When I was dieting, I would really really want ice cream. But I believed choosing ice cream was a bad choice and that I was being “so good” if I was able to keep myself from eating it. 

As always, I couldn’t resist and eventually ate the ice cream, and then some. What came next was regret and guilt. Always! I didn’t know what was worse – breaking my diet or the horrible ways I would beat myself up about it. I’d then go back to restricting myself and the cycle would continue, much like this graph: 

Can you relate? 

I’m willing to bet if you’ve ever dieted you probably can. 

You know what’s really unhealthy to serve with your meal? GUILT! It never leads to positive places! In fact, guilt negatively impacts your ability to digest and absorb the nutrients efficiently from your food. 

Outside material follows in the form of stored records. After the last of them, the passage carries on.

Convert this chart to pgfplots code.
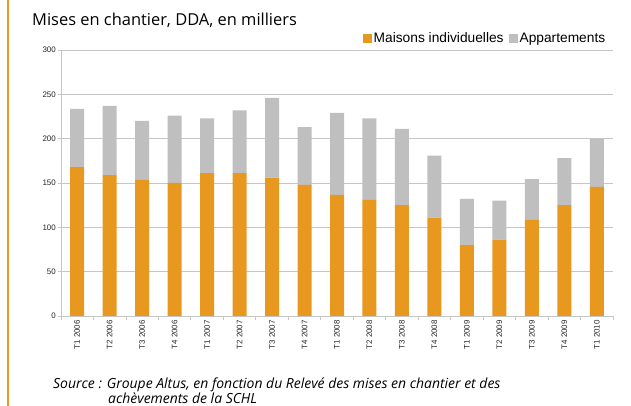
\documentclass[border=0pt]{standalone}
\usepackage{fontspec}
\setmainfont{Liberation Sans}
\newfontfamily\osans{Open Sans}
\usepackage{pgfplots}
\usepackage{pgfplotstable}
\pgfplotsset{compat=1.18}

\definecolor{maisons}{HTML}{E9981F}
\definecolor{apparts}{HTML}{BFBFBF}
\definecolor{grille}{HTML}{C6C6C6}

% mises en chantier par trimestre, en milliers
\pgfplotstableread{
idx maisons apparts
0  168   65.5
1  159   78
2  154   66
3  150   76
4  161   62
5  161   71
6  156   90
7  148   65
8  136.5 92.5
9  131   92
10 125   86
11 111   70
12 80    52
13 86    44
14 109   45.5
15 125   53
16 145.5 54
}\mises

\begin{document}
\begin{tikzpicture}
\useasboundingbox (0,0) rectangle (631bp,406bp);
\fill[maisons] (6.5bp,0) rectangle (8.5bp,406bp);

\node[anchor=base west, inner sep=0, font=\osans\fontsize{16.5}{20}\selectfont]
  at (32bp,380bp) {Mises en chantier, DDA, en milliers};

\begin{axis}[
  at={(61bp,90bp)}, anchor=south west,
  scale only axis,
  width=552bp, height=266bp,
  xmin=-0.5, xmax=16.5,
  ymin=0, ymax=300,
  ybar stacked, bar width=14bp,
  axis x line*=bottom, axis y line*=left,
  axis line style={grille, line width=0.8bp, -},
  ytick={0,50,...,300},
  ymajorgrids,
  grid style={grille, line width=0.8bp},
  xtick={0,...,16},
  xticklabels={T1 2006,T2 2006,T3 2006,T4 2006,T1 2007,T2 2007,T3 2007,T4 2007,
    T1 2008,T2 2008,T3 2008,T4 2008,T1 2009,T2 2009,T3 2009,T4 2009,T1 2010},
  minor xtick={-0.5,0.5,...,16.5},
  tick align=outside,
  major x tick style={draw=none},
  tick style={grille, line width=0.8bp},
  major tick length=3bp,
  minor tick length=4bp,
  x tick label style={rotate=90, anchor=east, inner sep=1bp,
    font=\fontsize{8}{8}\selectfont, text=black!85},
  y tick label style={font=\fontsize{8}{8}\selectfont, text=black!85, inner sep=2bp},
  /pgf/number format/assume math mode=true,
  legend columns=2,
  legend style={at={(rel axis cs:0.989,1.045)}, anchor=east, draw=none, fill=none,
    font=\fontsize{13.8}{14}\selectfont, inner sep=0pt,
    nodes={inner sep=1.5bp},
    /tikz/every even column/.append style={column sep=4bp}},
  legend image code/.code={\fill[#1] (0bp,-4.5bp) rectangle (9bp,4.5bp);},
]
\addplot[fill=maisons, draw=none] table[x=idx, y=maisons] {\mises};
\addplot[fill=apparts, draw=none] table[x=idx, y=apparts] {\mises};
\legend{Maisons individuelles, Appartements}
\end{axis}

\node[anchor=base west, inner sep=0, font=\osans\itshape\fontsize{14}{16}\selectfont]
  at (53bp,18bp) {Source : Groupe Altus, en fonction du Relevé des mises en chantier et des};
\node[anchor=base west, inner sep=0, font=\osans\itshape\fontsize{14}{16}\selectfont]
  at (108bp,3bp) {achèvements de la SCHL};
\end{tikzpicture}
\end{document}
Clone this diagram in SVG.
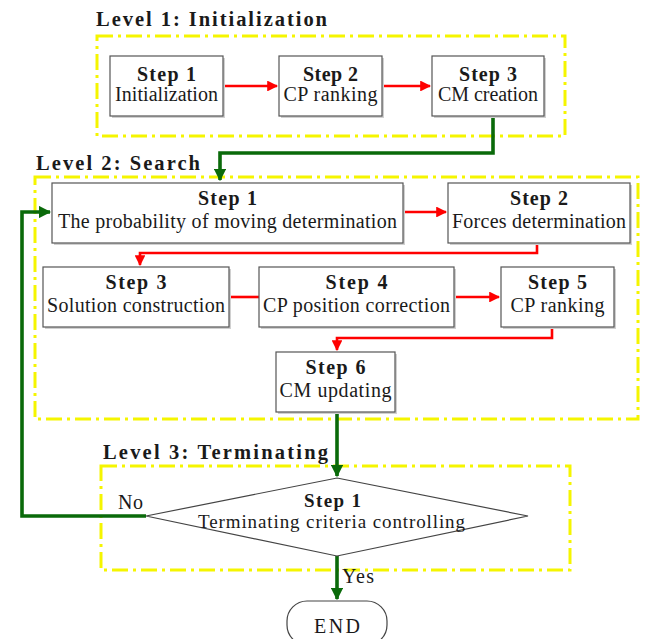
<svg xmlns="http://www.w3.org/2000/svg" width="647" height="639" viewBox="0 0 647 639">
<style>
.t{font-family:"Liberation Serif","Times New Roman",serif;font-size:20px;fill:#1a1a1a}
.b{font-weight:bold}
.lv{font-family:"Liberation Serif","Times New Roman",serif;font-size:20.5px;font-weight:bold;fill:#1a1a1a}
.box{fill:#fff;stroke:#555;stroke-width:1.2}
.sh{fill:#d0d0d0}
.yl{fill:none;stroke:#f5f500;stroke-width:3;stroke-dasharray:16 5 3 5}
.red{fill:none;stroke:#ff0000;stroke-width:2.6}
.grn{fill:none;stroke:#0a6a0a;stroke-width:3.6}
</style>
<defs>
<marker id="ar" viewBox="0 0 10 10" refX="9" refY="5" markerWidth="4.2" markerHeight="4.2" orient="auto" markerUnits="strokeWidth">
<path d="M0,0 L10,5 L0,10 z" fill="#ff0000"/>
</marker>
<marker id="ag" viewBox="0 0 10 10" refX="9" refY="5" markerWidth="3.4" markerHeight="3.4" orient="auto" markerUnits="strokeWidth">
<path d="M0,0 L10,5 L0,10 z" fill="#0a6a0a"/>
</marker>
</defs>

<g id="levels">
<text class="lv" x="96" y="26" textLength="231">Level 1: Initialization</text>
<rect class="yl" x="97" y="36" width="468" height="100"/>
<text class="lv" x="36" y="170" textLength="164">Level 2: Search</text>
<rect class="yl" x="35" y="177" width="603" height="242"/>
<text class="lv" x="103" y="459" textLength="225">Level 3: Terminating</text>
<rect class="yl" x="101" y="466" width="469" height="104"/>
</g>

<g id="connectors">
<path class="red" d="M223,86 H277" marker-end="url(#ar)"/>
<path class="red" d="M382,86 H430" marker-end="url(#ar)"/>
<path class="grn" d="M493,116 V153 H220 V180" marker-end="url(#ag)"/>
<path class="red" d="M403,212 H446" marker-end="url(#ar)"/>
<path class="red" d="M537,243 V253 H140 V265" marker-end="url(#ar)"/>
<path class="red" d="M229,297 H259"/>
<path class="red" d="M454,297 H499" marker-end="url(#ar)"/>
<path class="red" d="M552,327 V338 H337 V350" marker-end="url(#ar)"/>
<path class="grn" d="M337,412 V476" marker-end="url(#ag)"/>
<path class="grn" d="M146,516 H22 V212 H50" marker-end="url(#ag)"/>
<path class="grn" d="M337,556 V599" marker-end="url(#ag)"/>
<text class="t" x="118" y="509" textLength="25">No</text>
<text class="t" x="342" y="583" textLength="32">Yes</text>
</g>

<g id="l1s1">
<rect class="sh" x="112" y="58" width="113" height="60"/>
<rect class="box" x="110" y="56" width="113" height="60"/>
<text class="t b" x="166.5" y="81" text-anchor="middle" textLength="59">Step 1</text>
<text class="t" x="166.5" y="101" text-anchor="middle" textLength="103">Initialization</text>
</g>
<g id="l1s2">
<rect class="sh" x="281" y="58" width="103" height="60"/>
<rect class="box" x="279" y="56" width="103" height="60"/>
<text class="t b" x="330.5" y="81" text-anchor="middle" textLength="55">Step 2</text>
<text class="t" x="330.5" y="101" text-anchor="middle" textLength="94">CP ranking</text>
</g>
<g id="l1s3">
<rect class="sh" x="434" y="58" width="112" height="60"/>
<rect class="box" x="432" y="56" width="112" height="60"/>
<text class="t b" x="488" y="81" text-anchor="middle" textLength="58">Step 3</text>
<text class="t" x="488" y="101" text-anchor="middle" textLength="100">CM creation</text>
</g>

<g id="l2s1">
<rect class="sh" x="54" y="185" width="351" height="60"/>
<rect class="box" x="52" y="183" width="351" height="60"/>
<text class="t b" x="227.5" y="205" text-anchor="middle" textLength="59">Step 1</text>
<text class="t" x="227.5" y="228" text-anchor="middle" textLength="339">The probability of moving determination</text>
</g>
<g id="l2s2">
<rect class="sh" x="450" y="185" width="182" height="60"/>
<rect class="box" x="448" y="183" width="182" height="60"/>
<text class="t b" x="539" y="205" text-anchor="middle" textLength="58">Step 2</text>
<text class="t" x="539" y="228" text-anchor="middle" textLength="174">Forces determination</text>
</g>
<g id="l2s3">
<rect class="sh" x="45" y="269" width="186" height="60"/>
<rect class="box" x="43" y="267" width="186" height="60"/>
<text class="t b" x="136" y="289" text-anchor="middle" textLength="61">Step 3</text>
<text class="t" x="136" y="312" text-anchor="middle" textLength="178">Solution construction</text>
</g>
<g id="l2s4">
<rect class="sh" x="261" y="269" width="195" height="60"/>
<rect class="box" x="259" y="267" width="195" height="60"/>
<text class="t b" x="356.5" y="289" text-anchor="middle" textLength="62">Step 4</text>
<text class="t" x="356.5" y="312" text-anchor="middle" textLength="187">CP position correction</text>
</g>
<g id="l2s5">
<rect class="sh" x="503" y="269" width="113" height="60"/>
<rect class="box" x="501" y="267" width="113" height="60"/>
<text class="t b" x="557.5" y="289" text-anchor="middle" textLength="59">Step 5</text>
<text class="t" x="557.5" y="312" text-anchor="middle" textLength="94">CP ranking</text>
</g>
<g id="l2s6">
<rect class="sh" x="278" y="354" width="119" height="60"/>
<rect class="box" x="276" y="352" width="119" height="60"/>
<text class="t b" x="335.5" y="374" text-anchor="middle" textLength="60">Step 6</text>
<text class="t" x="335.5" y="397" text-anchor="middle" textLength="112">CM updating</text>
</g>

<g id="l3s1">
<polygon points="337,478 528,516 337,556 146,516" fill="#fff" stroke="#444" stroke-width="1.2"/>
<text class="t b" x="332.5" y="507" text-anchor="middle" textLength="57" style="font-size:19px">Step 1</text>
<text class="t" x="331.5" y="528" text-anchor="middle" textLength="267" style="font-size:19px">Terminating criteria controlling</text>
</g>

<g id="end">
<rect x="287" y="601" width="100" height="44" rx="20" ry="20" fill="#fff" stroke="#444" stroke-width="1.2"/>
<text class="t" x="337" y="633" text-anchor="middle" textLength="46">END</text>
</g>
</svg>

So, why in the world do so many feel so guilty about food? Why is feeling guilty about the most natural thing in the world – eating and enjoying food – now a common practice? And, how do you get yourself to stop feeling this way? 

To understand how to stop feeling guilty about what you eat you first need to understand why you feel guilty to begin with. 

So let’s start with understanding the emotion of guilt and where it stems from

What is Guilt?

Guilt is a feeling one has when they believe they have done something wrong. Examples of wrongdoing include stealing, hurting someone, being rude, lying, and cheating. 

These are all appropriate behaviors to feel guilty about. But, you are not born knowing these are wrong things to do or that you should feel guilty about them.

Guilt is taught. 

A child is born a clean slate. The only way it knows right from wrong is when their parent (or teacher) tells them that their behavior is good and rewards them (praise, prize, etc)  or when a behavior is bad/wrong and there is a consequence (scolding, time outs, etc). How they are raised and the beliefs that are instilled in them is carried with them through life.  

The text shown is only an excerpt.